Oddly -- and defiantly, perhaps -- Thompson is not particularly concerned whether they do. He may not have made a bundle for Capitol Records in the decade since the label signed him, but his was never a career designed to crank out hits; from the beginning, Thompson set out to create his own genre, and pushed its every edge. "I wanted to write music that would satisfy my soul," says the British-born Thompson, who grew up listening to his Scottish father's music but veered toward Charlie Parker as an adult. "I wanted to create this funny hybrid between Scottish music, rock music and a bit of Django Reinhardt on the side. That's the music I've always wanted to write, because it didn't exist." I resist the urge to applaud his success; this is, after all, the same Richard Thompson who humiliated a local radio show host for fawning. "Don't you know I'm a hack?" he retorted after one too many compliments. It is also the same man who publicly excoriates the critics who fail to appreciate his work. "Praise is worthless," Thompson declares. "And the people who praise you this year will curse you in the next."

"I understand," I assure him, "but who's cursing Richard Thompson? They say such nice things about you."

"No, they don't! They don't say nice things about me! What you have in the press booklet is the nice stuff."

"It's not the press booklet. I've done Nexis searches; I read . . . "

"Yeah, well, I read too, and there's some vicious stuff out there. There are people I would hit in the street if I got near them. Charles Mingus had the right idea -- when you see critics in the street, beat the shit out of 'em."

IN THREE DECADES, RICHARD THOMPSON HAS LIVED through his share of make-it-or-break-it moments, none of which have amounted to much more than appreciative reviews and a cult following so dedicated they can tell you where he buys his guitar strings. For all his exquisite ballads and stunning guitar picking, Thompson remains unknown to the vast majority of record buyers, and known to many others only as a key player in a long-expired morality play in which the former Fairport Convention guitarist leaves Linda, his wife and able interpreter of his most resonant love ballads, for another woman.

Those of us who temporarily abandoned him in the wake of that breakup have for the most part grown up and recognized that men are not so easily cast as villains and women as victims in an authentic script of a modern relationship, and that even the brilliant 1991 near-hit from Rumor and Sigh, "I Feel So Good," is more about what it means to be alive that what it is to be male. Besides, ã Thompson is thoroughly a family man now, even if he can't remember the ages of his children. "I know the numbers, but then they all change!" he complains. "Anyway, I've got five." (They range in age from 7 to 27.) His 23-year-old son, Teddy, who was 6 when Thompson left Linda, now plays guitar and sings backup vocals in his band. His wife of 17 years, Nancy Covey, conducts a late-summer tour of the British Isles that visits all the Fairport Convention landmarks. During our interview, she serendipitously stops by to ask whom to expect for dinner (Loudon's coming over) and whether the baby sitter minded hanging on a few extra hours (she acted happy about it, Thompson assures her).

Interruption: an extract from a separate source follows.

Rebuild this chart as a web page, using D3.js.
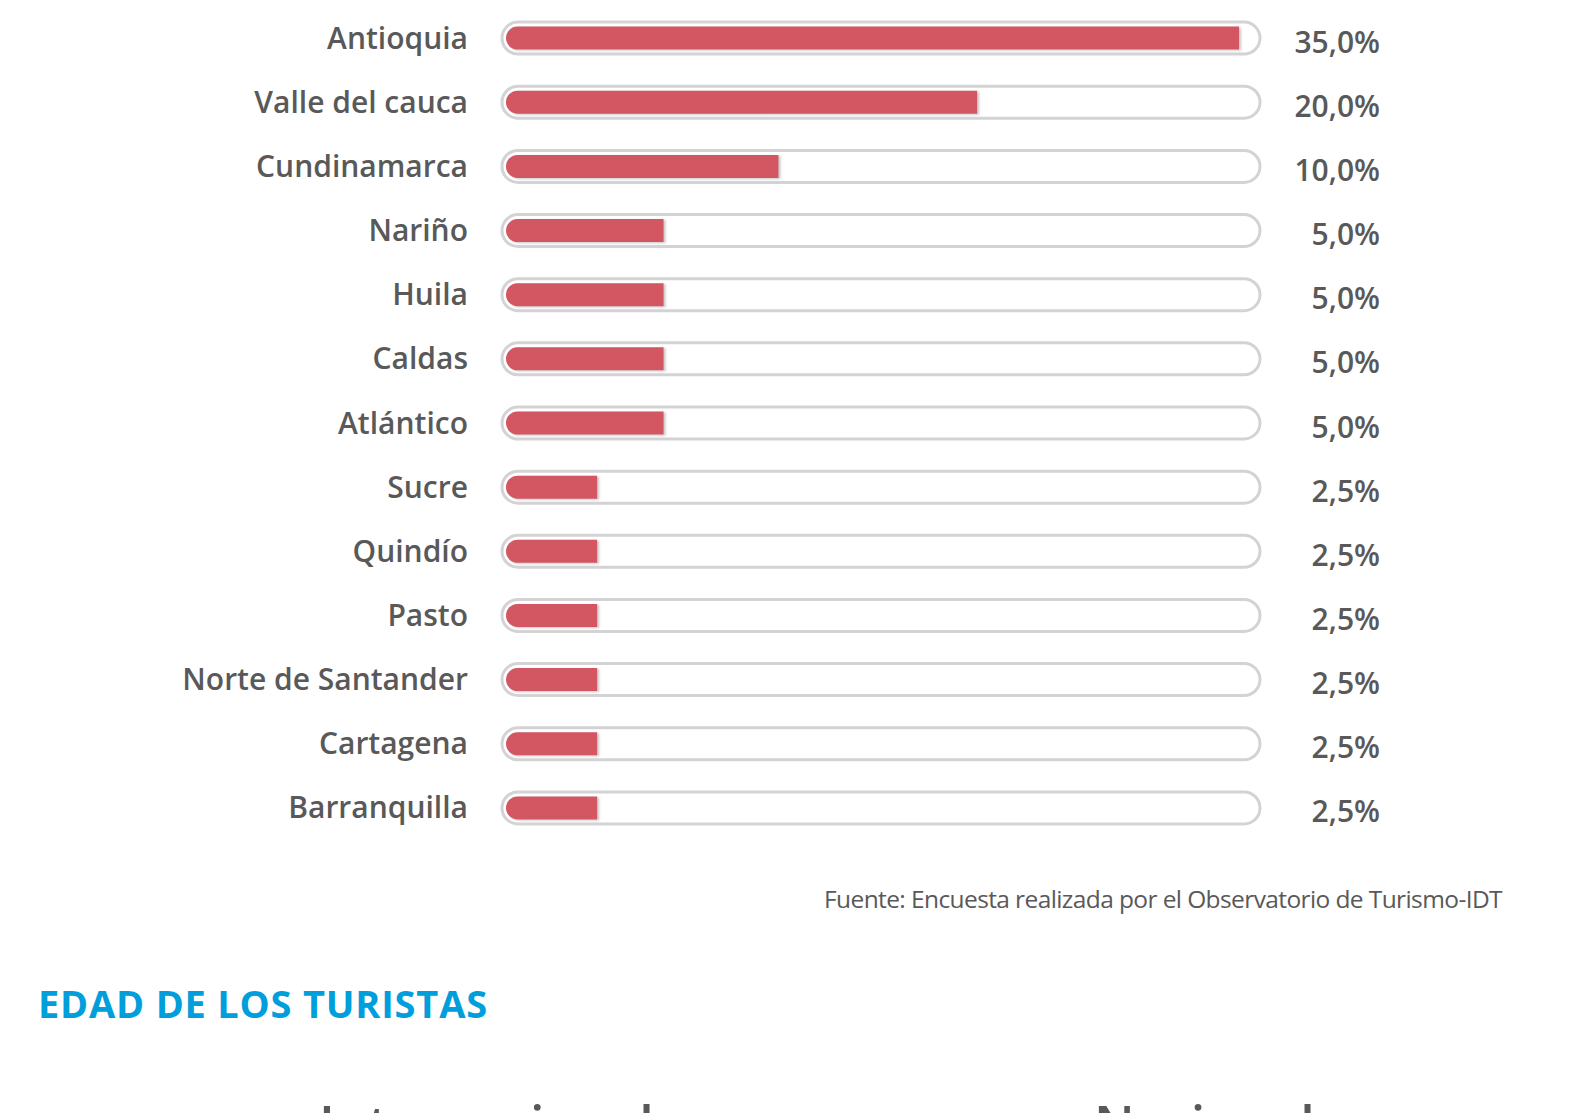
<!DOCTYPE html>
<html>
<head>
<meta charset="utf-8">
<script src="https://cdn.jsdelivr.net/npm/d3@7"></script>
<style>
  body { margin: 0; background: #fff; }
  svg text { font-family: "Open Sans", "Lato", sans-serif; }
</style>
</head>
<body>
<div id="chart"></div>
<script>
var regiones = ["Antioquia", "Valle del cauca", "Cundinamarca", "Nariño", "Huila", "Caldas",
                "Atlántico", "Sucre", "Quindío", "Pasto", "Norte de Santander", "Cartagena", "Barranquilla"];
var porcentajes = [35.0, 20.0, 10.0, 5.0, 5.0, 5.0, 5.0, 2.5, 2.5, 2.5, 2.5, 2.5, 2.5];
var fuente = "Fuente: Encuesta realizada por el Observatorio de Turismo-IDT";
var titulo = "EDAD DE LOS TURISTAS";
var subtitulos = ["Internacional", "Nacional"];

function init() {
    var w = 1584;
    var h = 1113;

    var svg = d3.select("#chart")
                .append("svg")
                .attr("width", w)
                .attr("height", h);

    var defs = svg.append("defs");
    var f = defs.append("filter").attr("id", "sombra")
                .attr("x", "-5%").attr("y", "-30%").attr("width", "110%").attr("height", "160%");
    f.append("feDropShadow").attr("dx", 2).attr("dy", 1).attr("stdDeviation", 1)
     .attr("flood-color", "#999").attr("flood-opacity", 0.55);

    var trackX0 = 502, trackX1 = 1260, trackH = 32;

    var y = d3.scaleBand()
              .domain(regiones)
              .range([6, 840])
              .paddingInner(0);

    // bar lengths in the original are not proportional; a power scale follows them
    var x = d3.scalePow()
              .exponent(0.79)
              .domain([0, 35])
              .range([0, 733]);

    var fmt = function(v) { return d3.format(".1f")(v).replace(".", ",") + "%"; };

    var rows = svg.selectAll("g.fila")
                  .data(regiones)
                  .enter()
                  .append("g")
                  .attr("class", "fila")
                  .attr("transform", function(d) {
                      return "translate(0," + (y(d) + y.bandwidth() / 2) + ")";
                  });

    // track
    rows.append("rect")
        .attr("x", trackX0)
        .attr("y", -trackH / 2)
        .attr("width", trackX1 - trackX0)
        .attr("height", trackH)
        .attr("rx", trackH / 2)
        .attr("fill", "#fff")
        .attr("stroke", "#d3d3d3")
        .attr("stroke-width", 3);

    // fill: rounded on the left, square on the right
    var bh = 23, r = bh / 2, bx = trackX0 + 4;
    rows.append("path")
        .attr("filter", "url(#sombra)")
        .attr("fill", "#d35664")
        .attr("d", function(d, i) {
            var len = x(porcentajes[i]);
            var p = d3.path();
            p.moveTo(bx + r, -bh / 2);
            p.lineTo(bx + len, -bh / 2);
            p.lineTo(bx + len, bh / 2);
            p.lineTo(bx + r, bh / 2);
            p.arc(bx + r, 0, r, Math.PI / 2, 3 * Math.PI / 2);
            p.closePath();
            return p.toString();
        });

    rows.append("text")
        .attr("x", 468)
        .attr("y", 0)
        .attr("dy", "0.35em")
        .attr("text-anchor", "end")
        .attr("fill", "#595959")
        .style("font-size", "30px")
        .style("font-weight", 600)
        .text(function(d) { return d; });

    rows.append("text")
        .attr("x", 1380)
        .attr("y", 4)
        .attr("dy", "0.35em")
        .attr("text-anchor", "end")
        .attr("fill", "#595959")
        .style("font-size", "30px")
        .style("font-weight", 600)
        .text(function(d, i) { return fmt(porcentajes[i]); });

    svg.append("text")
       .attr("x", 1502)
       .attr("y", 899)
       .attr("dy", "0.35em")
       .attr("text-anchor", "end")
       .attr("fill", "#595959")
       .style("font-size", "24.5px")
       .style("font-weight", 400)
       .style("letter-spacing", "-0.6px")
       .text(fuente);

    svg.append("text")
       .attr("x", 38)
       .attr("y", 1005)
       .attr("dy", "0.35em")
       .attr("fill", "#009edb")
       .style("font-size", "38px")
       .style("font-weight", 700)
       .style("letter-spacing", "0.8px")
       .text(titulo);

    svg.selectAll("text.sub")
       .data(subtitulos)
       .enter()
       .append("text")
       .attr("class", "sub")
       .attr("x", function(d, i) { return i === 0 ? 319 : 1094; })
       .attr("y", 1144)
       .attr("fill", "#595959")
       .style("font-size", "52px")
       .style("font-weight", 600)
       .text(function(d) { return d; });
}

window.onload = init;
</script>
</body>
</html>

Of course, the late forgiveness of feminists has had no impact whatsoever on Thompson's fame; obscurity has continued to define his career. It has its privileges: The absence of a bona fide hit since he recorded "I Want To See the Bright Lights Tonight" in 1974 with Linda has made him, at 49, the kind of consistently inspired songwriter and dedicated performer whose best work always seems to be ahead of him, who studies the harmonies of 20th-century opera composers (Britten and Tippett, in particular) "as an exercise," and who still achieves his greatest moments in solo live performance.

"If you have a pop-music career," Thompson explains, "if you have hits, and then you stop having hits, then what do you do? You're either wealthy and you retire, because you don't have an audience anymore, or you try to tour and people don't turn up. I came out of folk music, where the whole idea was to get up in a little club and sing to people -- you just get up and do it, and that's the norm. Anything bigger than that, well, that's fine, but you know you can always go back to just that room thing."

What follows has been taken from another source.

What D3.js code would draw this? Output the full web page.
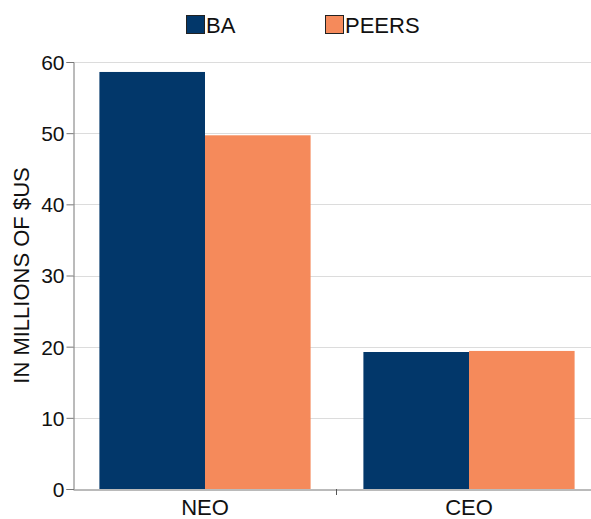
<!DOCTYPE html>
<html>
<head>
<meta charset="utf-8">
<script src="https://cdn.jsdelivr.net/npm/d3@7"></script>
<style>
  body { margin: 0; background: #fff; }
  text { font-family: "Liberation Sans", Arial, sans-serif; fill: #111; }
</style>
</head>
<body>
<script>
var categories = ["NEO", "CEO"];
var seriesNames = ["BA", "PEERS"];
var baValues = [58.6, 19.25];
var peersValues = [49.7, 19.4];
var yTicks = [0, 10, 20, 30, 40, 50, 60];
var colors = ["#02376a", "#f58a5b"];

var W = 591, H = 519;
var margin = {left: 73, right: -10, top: 62, bottom: 30};

var svg = d3.select("body").append("svg")
    .attr("width", W)
    .attr("height", H);

var x = d3.scaleBand()
    .domain(categories)
    .range([margin.left, W - margin.right])
    .paddingInner(0)
    .paddingOuter(0);

var xs = d3.scaleBand()
    .domain(seriesNames)
    .range([x.bandwidth() * 0.1, x.bandwidth() * 0.9]);

var y = d3.scaleLinear()
    .domain([0, 60])
    .range([H - margin.bottom, margin.top]);

// grid
svg.append("g")
    .selectAll("line")
    .data(yTicks.slice(1))
    .enter().append("line")
    .attr("x1", margin.left)
    .attr("x2", W)
    .attr("y1", function(d) { return Math.round(y(d)) + 0.5; })
    .attr("y2", function(d) { return Math.round(y(d)) + 0.5; })
    .attr("stroke", "#dcdcdc")
    .attr("stroke-width", 1);

// bars
var rows = categories.map(function(c, i) {
    return [{cat: c, s: "BA", v: baValues[i]}, {cat: c, s: "PEERS", v: peersValues[i]}];
});

svg.append("g")
    .selectAll("g")
    .data(rows)
    .enter().append("g")
    .attr("transform", function(d, i) { return "translate(" + x(categories[i]) + ",0)"; })
    .selectAll("rect")
    .data(function(d) { return d; })
    .enter().append("rect")
    .attr("x", function(d) { return xs(d.s); })
    .attr("y", function(d) { return y(d.v); })
    .attr("width", xs.bandwidth())
    .attr("height", function(d) { return y(0) - y(d.v); })
    .attr("fill", function(d) { return colors[seriesNames.indexOf(d.s)]; });

// y axis
var yAxis = d3.axisLeft(y).tickValues(yTicks).tickSize(7).tickPadding(2);
var gy = svg.append("g")
    .attr("transform", "translate(" + (margin.left + 0.5) + ",0)")
    .call(yAxis);
gy.select(".domain").attr("stroke", "#777");
gy.selectAll(".tick line").attr("stroke", "#777");
gy.selectAll(".tick text")
    .style("font-size", "21px")
    .attr("dy", "0.35em")
    .attr("fill", "#111");

// x axis
var xAxis = d3.axisBottom(x).tickSize(0).tickPadding(10);
var gx = svg.append("g")
    .attr("transform", "translate(0," + (y(0) + 0.5) + ")")
    .call(xAxis);
gx.select(".domain").attr("stroke", "#777");
gx.selectAll(".tick text")
    .style("font-size", "22px")
    .attr("fill", "#111");

// separator tick between categories
svg.append("line")
    .attr("x1", x("CEO") - 0.5)
    .attr("x2", x("CEO") - 0.5)
    .attr("y1", y(0))
    .attr("y2", y(0) + 6)
    .attr("stroke", "#555");

// y title
svg.append("text")
    .attr("transform", "translate(29," + ((y(0) + y(60)) / 2) + ") rotate(-90)")
    .attr("text-anchor", "middle")
    .style("font-size", "22px")
    .text("IN MILLIONS OF $US");

// legend
var legendX = [186, 325];
var lg = svg.append("g")
    .selectAll("g")
    .data(seriesNames)
    .enter().append("g")
    .attr("transform", function(d, i) { return "translate(" + legendX[i] + ",15)"; });
lg.append("rect")
    .attr("x", 0.5)
    .attr("y", 0.5)
    .attr("width", 18)
    .attr("height", 18)
    .attr("fill", function(d, i) { return colors[i]; })
    .attr("stroke", "#222")
    .attr("stroke-width", 1);
lg.append("text")
    .attr("x", 20)
    .attr("y", 18)
    .style("font-size", "22px")
    .text(function(d) { return d; });
</script>
</body>
</html>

Thompson, in fact, thrives on "that room thing" and all the risk it entails. A few weeks before, Thompson broke a string in the middle of a performance at the Roxy and carried on not just unfazed but with glee. "You always break strings at the absolute climax of a guitar solo," he claims, as if he wished the rule were true. "There are stories of Django Reinhardt breaking a string in the middle of a solo and he wouldn't even blink, he'd just work around it, and you wouldn't even know it. So I thought, c'mon, I can aspire to that!" Last year at the Coach House in San Juan Capistrano, where Thompson performed his first live set in four months to a crowd that relished his screwups as much as the fancy riff that introduces "1952 Vincent Black Lightning," he reveled in so many mistakes that I felt sure he had staged a few -- a hunch I confirmed half a year later in Santa Barbara, when he re-created the same flubs for a new audience.

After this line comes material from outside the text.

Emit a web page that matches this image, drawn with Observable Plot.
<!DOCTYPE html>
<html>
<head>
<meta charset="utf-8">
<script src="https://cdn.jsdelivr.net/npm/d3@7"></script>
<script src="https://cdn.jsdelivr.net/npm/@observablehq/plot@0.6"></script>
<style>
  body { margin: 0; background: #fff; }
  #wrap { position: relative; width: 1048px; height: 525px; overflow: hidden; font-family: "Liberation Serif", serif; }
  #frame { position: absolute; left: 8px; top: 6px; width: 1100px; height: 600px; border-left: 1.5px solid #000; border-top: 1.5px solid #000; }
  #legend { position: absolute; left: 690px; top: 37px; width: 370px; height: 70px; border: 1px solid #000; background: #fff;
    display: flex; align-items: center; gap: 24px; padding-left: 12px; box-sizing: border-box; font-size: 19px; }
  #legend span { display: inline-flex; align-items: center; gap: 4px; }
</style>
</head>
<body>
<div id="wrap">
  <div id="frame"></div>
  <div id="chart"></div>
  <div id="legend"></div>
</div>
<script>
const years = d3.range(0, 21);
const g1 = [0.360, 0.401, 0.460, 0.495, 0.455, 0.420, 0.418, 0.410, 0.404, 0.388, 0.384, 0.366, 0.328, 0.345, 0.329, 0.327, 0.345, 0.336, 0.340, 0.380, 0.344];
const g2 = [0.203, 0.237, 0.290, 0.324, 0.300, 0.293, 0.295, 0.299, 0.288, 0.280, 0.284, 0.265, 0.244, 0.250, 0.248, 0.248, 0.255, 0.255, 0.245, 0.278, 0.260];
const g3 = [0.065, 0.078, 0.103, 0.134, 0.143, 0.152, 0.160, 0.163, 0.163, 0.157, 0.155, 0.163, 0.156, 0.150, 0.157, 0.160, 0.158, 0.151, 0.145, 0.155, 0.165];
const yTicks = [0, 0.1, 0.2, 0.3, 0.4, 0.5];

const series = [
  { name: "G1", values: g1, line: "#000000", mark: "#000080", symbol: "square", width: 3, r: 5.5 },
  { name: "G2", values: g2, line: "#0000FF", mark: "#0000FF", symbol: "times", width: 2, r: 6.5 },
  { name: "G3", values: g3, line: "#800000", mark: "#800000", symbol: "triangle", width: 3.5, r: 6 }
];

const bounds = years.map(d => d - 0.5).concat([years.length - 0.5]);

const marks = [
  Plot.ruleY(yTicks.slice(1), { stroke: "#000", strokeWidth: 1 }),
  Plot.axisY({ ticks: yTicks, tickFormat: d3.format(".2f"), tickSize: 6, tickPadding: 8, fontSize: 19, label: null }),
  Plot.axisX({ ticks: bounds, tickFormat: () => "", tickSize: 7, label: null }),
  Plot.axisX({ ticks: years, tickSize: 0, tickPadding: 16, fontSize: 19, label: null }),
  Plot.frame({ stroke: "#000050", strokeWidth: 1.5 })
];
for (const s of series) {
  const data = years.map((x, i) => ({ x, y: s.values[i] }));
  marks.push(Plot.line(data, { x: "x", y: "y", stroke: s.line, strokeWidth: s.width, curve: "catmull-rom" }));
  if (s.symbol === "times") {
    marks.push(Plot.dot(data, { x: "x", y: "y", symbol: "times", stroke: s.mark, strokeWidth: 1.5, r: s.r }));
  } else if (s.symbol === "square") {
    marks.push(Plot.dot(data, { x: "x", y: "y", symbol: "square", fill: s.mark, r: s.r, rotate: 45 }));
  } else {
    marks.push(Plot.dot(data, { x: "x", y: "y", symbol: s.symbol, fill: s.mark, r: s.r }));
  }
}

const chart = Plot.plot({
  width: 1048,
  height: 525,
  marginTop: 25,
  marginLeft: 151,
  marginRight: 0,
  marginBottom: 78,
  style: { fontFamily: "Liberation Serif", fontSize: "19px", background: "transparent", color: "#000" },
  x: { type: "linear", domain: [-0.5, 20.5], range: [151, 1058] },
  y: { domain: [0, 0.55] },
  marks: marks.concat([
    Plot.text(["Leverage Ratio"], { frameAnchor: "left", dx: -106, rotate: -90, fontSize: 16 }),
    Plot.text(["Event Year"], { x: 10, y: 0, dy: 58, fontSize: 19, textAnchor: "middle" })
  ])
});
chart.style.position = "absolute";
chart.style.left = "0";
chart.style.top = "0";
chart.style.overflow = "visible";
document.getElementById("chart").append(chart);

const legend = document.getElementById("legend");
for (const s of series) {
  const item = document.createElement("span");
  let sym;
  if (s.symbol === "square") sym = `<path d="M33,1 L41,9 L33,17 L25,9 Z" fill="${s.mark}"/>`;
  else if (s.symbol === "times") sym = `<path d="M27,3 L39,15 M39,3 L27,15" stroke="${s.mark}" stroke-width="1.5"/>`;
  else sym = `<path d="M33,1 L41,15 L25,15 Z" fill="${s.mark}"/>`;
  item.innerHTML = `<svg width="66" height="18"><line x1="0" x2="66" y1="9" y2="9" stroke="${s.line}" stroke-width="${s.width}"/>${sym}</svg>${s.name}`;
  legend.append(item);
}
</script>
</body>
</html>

He did introduce a new repertoire of wisecracks, although that habit, he says now, is the one regret of his performing career. "I wish when I started playing solo that I'd just never said a word," he says glumly. "Just go on stage and be the moody poet, never talk to the audience, sit there on the stool. 'Ah, a touch of genius,' they'd say. 'Fantastic, oh, he's so deep!' If I'd been the tortured poet all the way through, I'd have an unbelievable career. I'd be a billionaire by now."

"Really?" I ask. "Do you think so?"

Thompson looks at me, still kind, but a bit incredulous.

"No," he says. "Not really. It's a joke."